I think that's the lombardoi kenyi.

I have 1 yellow/black stripe 
1 blue/black stripe 
1 red zebra
2 yellow lab

in a 10gal tank.


----------



## cichlidaholic (Dec 7, 2005)

cichlidaholic said:


> Any chance of a pic just to confirm that it's a kenyi so we're not working on the assumption that it is a male? (If it's misidentified, it could be a holding female!)
> 
> We're going to need alot more information in order to help.
> 
> ...


If you'll attempt to answer these questions, we can try to help. But we can't do much with these brief posts your making. :thumb:


----------



## Cam-L (Jun 10, 2009)

Thank you very much.

The tank is set up about 3 months and is 10 gal tank. All five fish is bought together about the same time 3 month, they are 2 yellow lab, 1 red zebra, 2 lombardoi kenyi.

The PH is 7.2 and don't know the other because don't know how to check.

The one that's not eating is the male lombardoi kenyi, my kids call it King because it alway trace the other.

Everything look the same and just this one not eating.



cichlidaholic said:


> cichlidaholic said:
> 
> 
> > Any chance of a pic just to confirm that it's a kenyi so we're not working on the assumption that it is a male? (If it's misidentified, it could be a holding female!)
> ...


----------



## BRANT13 (Feb 18, 2009)

Im sorry to say but a 10G tank is far too small to house these fish for very long at all. The fish you have are also very aggressive mbuna wich doesnt help at all.....there is im guessing sever aggresssion issues or poor water quality being the cause of ure fish not eating.


----------



## cichlidaholic (Dec 7, 2005)

What size are these fish?

It's imperative that you rehome them as soon as you possibly can. I understand that they may be sick, but it's only going to get worse in this size tank. These fish are highly aggressive, very territorial, and most of the ones you have shouldn't be kept in less than a 4 foot tank, the kenyi need even more space than that. As they mature, the aggression level increases, and so does the stress level in the tank. Stress weakens their immune system, and causes all kinds of health issues, not to mention the deaths you will experience stemming directly from the aggression.

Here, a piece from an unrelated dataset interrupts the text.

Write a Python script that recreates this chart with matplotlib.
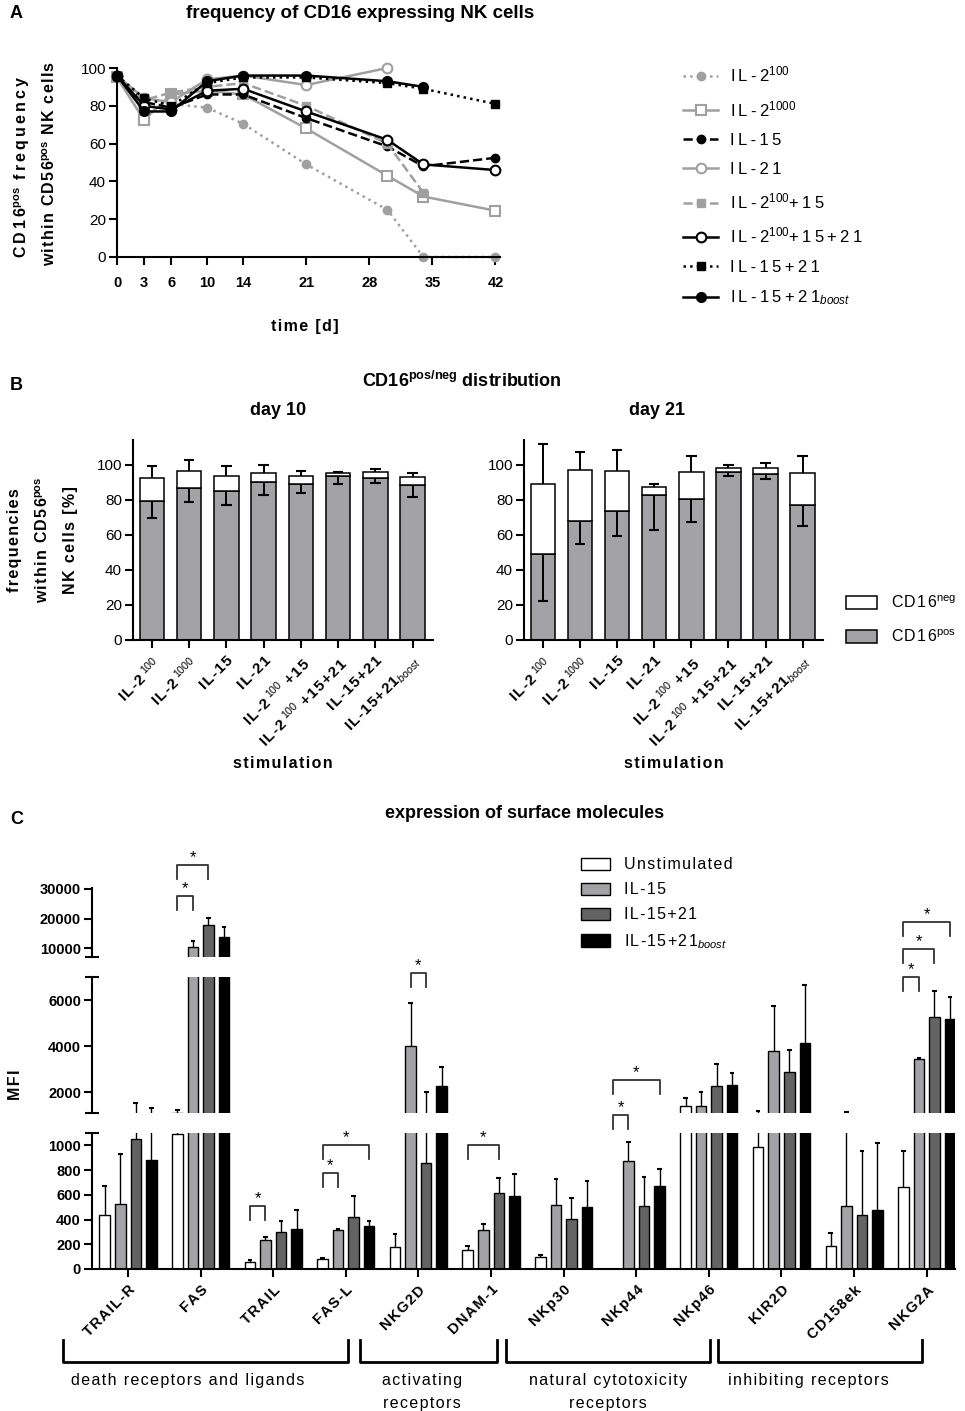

If you can't get a larger tank (75G minimum IF you are determined to keep the kenyi), I would return them to the LFS that sold them to you. If they knew you were putting them in a 10G tank, they really need to learn a bit more about the fish they are selling, and this is a good opportunity to teach them. (I would also caution them that I believe the fish to be sick.)

In reality, there's nothing you can do other than that. Treating them for illness while confining them to this size tank isn't going to change anything.

Also, if your tank wasn't cycled before you added the fish, this may have made them ill, as well. It's very important that you check ammonia, nitrite and nitrate levels in a new tank, and putting fish you intend to keep through the cycle of the tank does long term damage to their internal organs. (Read up on the nitrogen cycle in the library here.)

If this is the problem rather than aggression, it's just a matter of time until you start to experience problems from that.


----------



## Cam-L (Jun 10, 2009)

Thank you.

The fish is brought from Wal-Mart for the kids and don't know that about 1 inch small fish will grow to a almost 2 inch after 3 months.

Just start learning how to take care of them.

Which test kit is good for the beginner?

How about a 29gal tank because no space for a bigger tank?


----------



## cichlidaholic (Dec 7, 2005)

Go with liquid reagent test kits rather than strips.

You won't be able to return those fish, if that's where they came from, but you might be able to find a little mom and pop fish shop that will take them in on trade for fish that are more suitable to your tank size.

Unfortunately, a 29G isn't going to do alot of good with these species of fish. If it's a long one, you might be able to keep a small group of yellow labs, but those other species still need to go.


----------